Our fields have KeywordRepeat and language specific filters such as a stemmer, the final filter at query-time is SynonymGraph. We do not use RemoveDuplicatesFilter for those of you wondering why when you see the parsed queries below, this is due to [1].

We use a custom QParser extending edismax and also extend ExtendedSolrQueryParser, so we are able to override newFieldQuery in case we have to. The problem also directly applies to Solr's vanilla edismax. The file synonyms.txt contains the stemmed versions of the original terms.

Consider this example synonym set [bier,brouw] where bier means beer and brouw is the stemmed version of brouwsel (brewage, concoction), and consider these parameters on /select: qf=content_nl&defType=edismax&mm=2<-1 5<-2 6<90%25.

The queries q=bier and q=brouw both parse to the following query and give the desired results (notice the missing RemoveDuplicates here):
+(((Synonym(content_nl:bier content_nl:brouw) Synonym(content_nl:bier content_nl:brouw))~2))

However, for q=brouwsel something (partially) unexpected happens:
+(((content_nl:brouwsel Synonym(content_nl:bier content_nl:brouw))~2))

This results in a BooleanQuery where, due to mm=2, both clauses need to match, giving very few matches. Removing KeywordRepeat or setting mm=1 of course fixes the problem, but that is not what we want.

What is also unexpected, and may be related to the problem, is that when checking the analzer output via the GUI, we see the position incrementing when KeywordRepeat and SynonymGraph are combined. When these filters are not combined, the positions are always 1, as expected. When combined we get this for 'brouw':
term: bier brouw bier brouw
pos:  1     1         2      2

or for 'brouwsel':
term: brouwsel bier brouw
pos:  1               2      2

ExtendedSolrQueryParser, and everything underneath, is a complicated piece of code. In the end it extends Lucene's QueryBuilder, but not always relying on its results, it seems. Edismax for example 'resets' minShouldMatch in SolrPluginUtils.setMinShouldMatch(), so this is a complicated web of code and i am a bit too deep in this unfamiliar area, and i am in need of help here.

So, my question is, how to solve this problem? Or how to approach it?  What is the actual problem? How can i get the same stable results for both queries? Does the odd positon increment have anything to do with it (it seems Lucene's QueryBuilder does something with it).

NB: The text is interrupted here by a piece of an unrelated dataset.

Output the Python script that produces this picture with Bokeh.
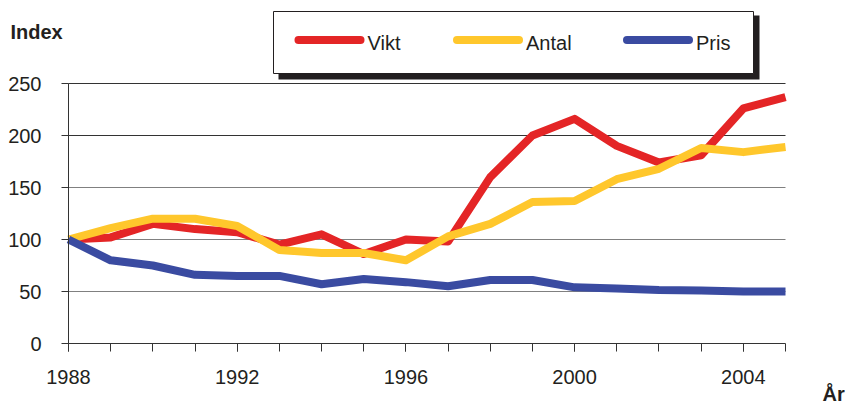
from bokeh.plotting import figure
from bokeh.models import Range1d, FixedTicker, Label, LinearAxis
from bokeh.core.properties import value
from bokeh.embed import file_html
from bokeh.resources import INLINE

# ---- data ----
years = list(range(1988, 2006))
vikt = [100, 102, 115, 110, 107, 95, 105, 86, 100, 98, 160, 200, 216, 190, 174, 181, 226, 237]
antal = [100, 111, 120, 120, 113, 90, 87, 87, 80, 103, 115, 136, 137, 158, 168, 188, 184, 189]
pris = [100, 80, 75, 66, 65, 65, 57, 62, 59, 55, 61, 61, 54, 53, 51.5, 51, 50, 50]
series_names = ["Vikt", "Antal", "Pris"]
y_ticks = [0, 50, 100, 150, 200, 250]
x_label_years = [1988, 1992, 1996, 2000, 2004]
y_axis_title = "Index"
x_axis_title = "År"

# ---- styling / geometry (canvas pixels of the chart) ----
RED, YELLOW, BLUE = "#E42526", "#FFC72C", "#3A4BA1"
COLORS = [RED, YELLOW, BLUE]
TEXT = "#231F20"
FONT = "Liberation Sans"
W, H = 848, 408
X0_PX, X1_PX = 68, 785     # pixel position of first / last year
Y0_PX, Y250_PX = 343, 83   # pixel position of value 0 / 250
PX_PER_YEAR = (X1_PX - X0_PX) / (years[-1] - years[0])
PX_PER_UNIT = (Y0_PX - Y250_PX) / 250.0
TEXT_SHIFT = 8             # correction between requested and drawn text baseline


def dx(px):  # canvas pixel x -> data x
    return years[0] + (px - X0_PX) / PX_PER_YEAR


def dy(py):  # canvas pixel y -> data y
    return (Y0_PX - py) / PX_PER_UNIT


def dy_text(py):  # baseline pixel y -> data y for text
    return dy(py - TEXT_SHIFT)


p = figure(width=W, height=H, output_backend="svg", toolbar_location=None,
           x_range=Range1d(dx(0), dx(W)), y_range=Range1d(dy(H), dy(0)),
           min_border=0, min_border_left=0, min_border_right=0,
           min_border_top=0, min_border_bottom=0,
           x_axis_type=None, y_axis_type=None)
p.outline_line_color = None
p.background_fill_color = "white"
p.border_fill_color = "white"
p.grid.visible = False

# horizontal grid lines between first and last year
light = [v for v in y_ticks if 0 < v <= 150]
dark = [v for v in y_ticks if v > 150]
p.segment(x0=[years[0]] * len(light), x1=[years[-1]] * len(light), y0=light, y1=light,
          line_color="#808080", line_width=1, level="underlay")
p.segment(x0=[years[0]] * len(dark), x1=[years[-1]] * len(dark), y0=dark, y1=dark,
          line_color="#333333", line_width=1, level="underlay")

# y axis
ya = LinearAxis(fixed_location=years[0], ticker=FixedTicker(ticks=y_ticks), bounds=(0, 250))
ya.axis_line_color = "#333333"
ya.major_tick_line_color = "#333333"
ya.major_tick_out = 7
ya.major_tick_in = 0
ya.minor_tick_line_color = None
ya.major_label_standoff = 20
ya.major_label_text_font = FONT
ya.major_label_text_font_size = "20px"
ya.major_label_text_color = TEXT
p.add_layout(ya, "left")

# x axis
xa = LinearAxis(fixed_location=0, ticker=FixedTicker(ticks=x_label_years, minor_ticks=years),
                bounds=(years[0], years[-1]))
xa.axis_line_color = "#333333"
xa.major_tick_line_color = "#333333"
xa.minor_tick_line_color = "#333333"
xa.major_tick_out = 8
xa.major_tick_in = 0
xa.minor_tick_out = 8
xa.minor_tick_in = 0
xa.major_label_standoff = 18
xa.major_label_text_font = FONT
xa.major_label_text_font_size = "20px"
xa.major_label_text_color = TEXT
p.add_layout(xa, "below")

# data lines
for vals, col in zip([vikt, antal, pris], COLORS):
    p.line(years, vals, line_width=8, line_color=col, line_join="round", line_cap="butt")

# legend frame with shadow
p.quad(left=[dx(278)], right=[dx(759)], top=[dy(15)], bottom=[dy(79)],
       fill_color="#231F20", line_color=None)
p.quad(left=[dx(273)], right=[dx(753)], top=[dy(11)], bottom=[dy(73)],
       fill_color="white", line_color="#231F20", line_width=1)

# legend keys and labels
key_start = [298, 456.5, 626.5]
for i, (name, col) in enumerate(zip(series_names, COLORS)):
    xs = key_start[i]
    p.line([dx(xs), dx(xs + 62)], [dy(39.5), dy(39.5)], line_width=8, line_color=col,
           line_cap="round")
    p.text(x=[dx(xs + 69)], y=[dy_text(50)], text=[name], text_font=value(FONT),
           text_font_size="20px", text_color=TEXT, text_baseline="alphabetic",
           text_align="left")

# axis titles
p.add_layout(Label(x=dx(10), y=dy_text(39.5), text=y_axis_title, text_font=FONT,
                   text_font_size="20px", text_font_style="bold", text_color=TEXT,
                   text_baseline="alphabetic", text_align="left"))
p.add_layout(Label(x=dx(822), y=dy_text(401), text=x_axis_title, text_font=FONT,
                   text_font_size="20px", text_font_style="bold", text_color=TEXT,
                   text_baseline="alphabetic", text_align="left"))

open("out.html", "w").write(file_html(p, INLINE))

What do i need to do?

Many thanks,
Markus

ps. this is on Solr 7.2.1 and 7.5.0.

[1] http://lucene.472066.n3.nabble.com/Multiple-languages-boosting-and-stemming-and-KeywordRepeat-td4389086.html
Reply | Threaded
Open this post in threaded view
|

RE: KeywordRepeat, stemming, (single term) synonyms and minimum should match (edismax)

Markus Jelsma-2
Hello,

Apologies for bothering you all again, but i really need some help in this matter. How can we resolve this issue? Are we dealing with a bug here (then i'll open a ticket), am i doing something wrong?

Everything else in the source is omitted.